Thursday, September 10, 2015

How to Deal With Skeptics

Matt Forrest Abrahams and Burt Alper have posted a Stanford Business piece titled "How to Handle Audience Skepticism."   They argue that reframing can be a powerful technique for addressing criticisms, objections, and tough questions.  Here's an excerpt focused on how paraphrasing can help when responding to a skeptic:

Paraphrase to address emotional skepticism. Paraphrasing is a listening tool where you reflect back what others say in your own words. Effective paraphrasing affords you several benefits (e.g., ensures that you heard someone correctly, values the other person’s contribution, allows you time to think, etc.). As a framing technique, paraphrasing allows you to acknowledge the emotion of someone’s question/objection, then pivot your response to the world of logic.
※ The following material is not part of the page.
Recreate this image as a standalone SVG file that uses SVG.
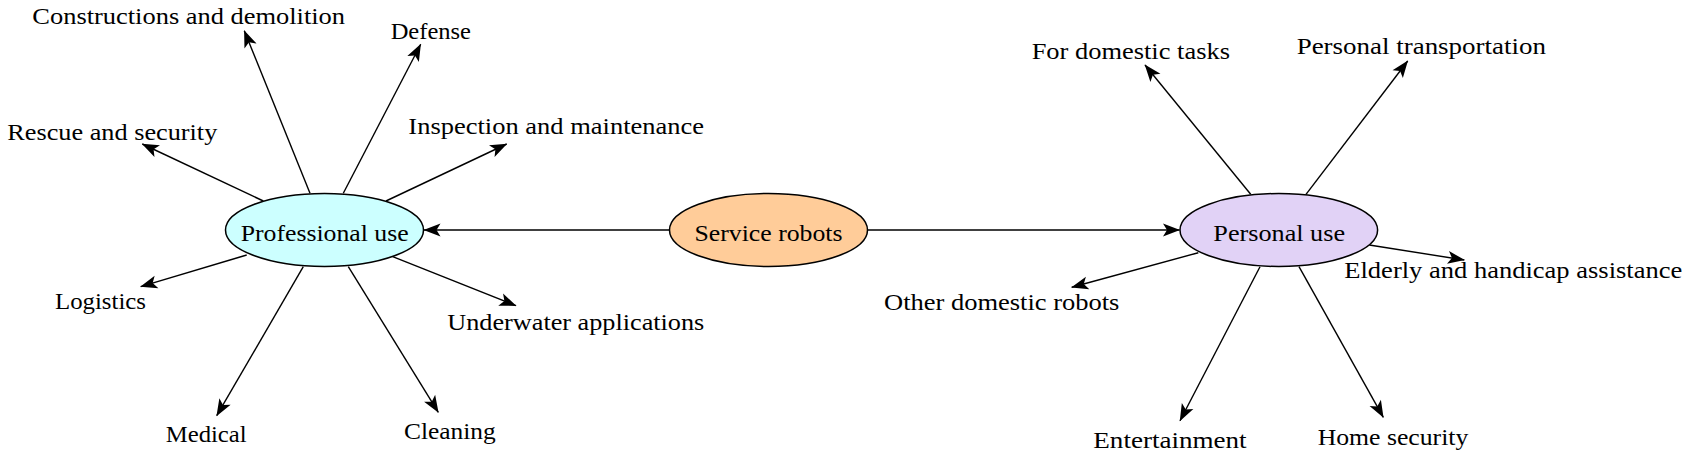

In my work, I've written about how reframing and redescribing can be powerful tools for handling contentious situations.  They can be methods for helping keep conflict constructive.  Here are two excerpts from my book, Why Great Leaders Don't Take Yes for an Answer:

On reframing: 
 When individuals seem to be locked into their positions, leaders need to find a way to alter the way that people perceive the situation. Too often, when debates get heated, individuals begin viewing the situation as a contest to be won or a test of wills. They believe that they are playing a zero-sum game, when, in fact, win-win solutions still may be achievable. Individuals stop thinking about new sources of information that might be examined or the possibility of new alternatives that might prove superior to any of the options currently being debated. They begin to worry more about losing face if the decision does not go their way rather being concerned about the impact on the organization. In these circumstances, leaders need to shift the focus back to the problem that needs to be solved. 

On redescribing:
Sometimes conflict becomes dysfunctional because one set of individuals tries hard to convey an important idea, but they cannot present the supporting evidence in a persuasive manner. They become increasingly frustrated, because they do not understand why others do not find the data compelling. It seems so obvious to them! Soon they begin to attribute the others' inability to comprehend their argument to a personal deficiency on the part of those they have failed to persuade. They think, "How could an intelligent person not understand this point?" Cognitive psychologist Howard Gardner, a pioneer in the study of the multiple dimensions of human intelligence, has argued that people can avoid these frustrating situations through a strategy that he calls redescription. As Gardner writes, "Essentially the same semantic meaning or content, then, can be conveyed by different forms: words, numbers, dramatic renditions, bulleted lists, Cartesian coordinates, or a bar graph. Multiple versions of the same point constitute an extremely powerful way in which to change minds."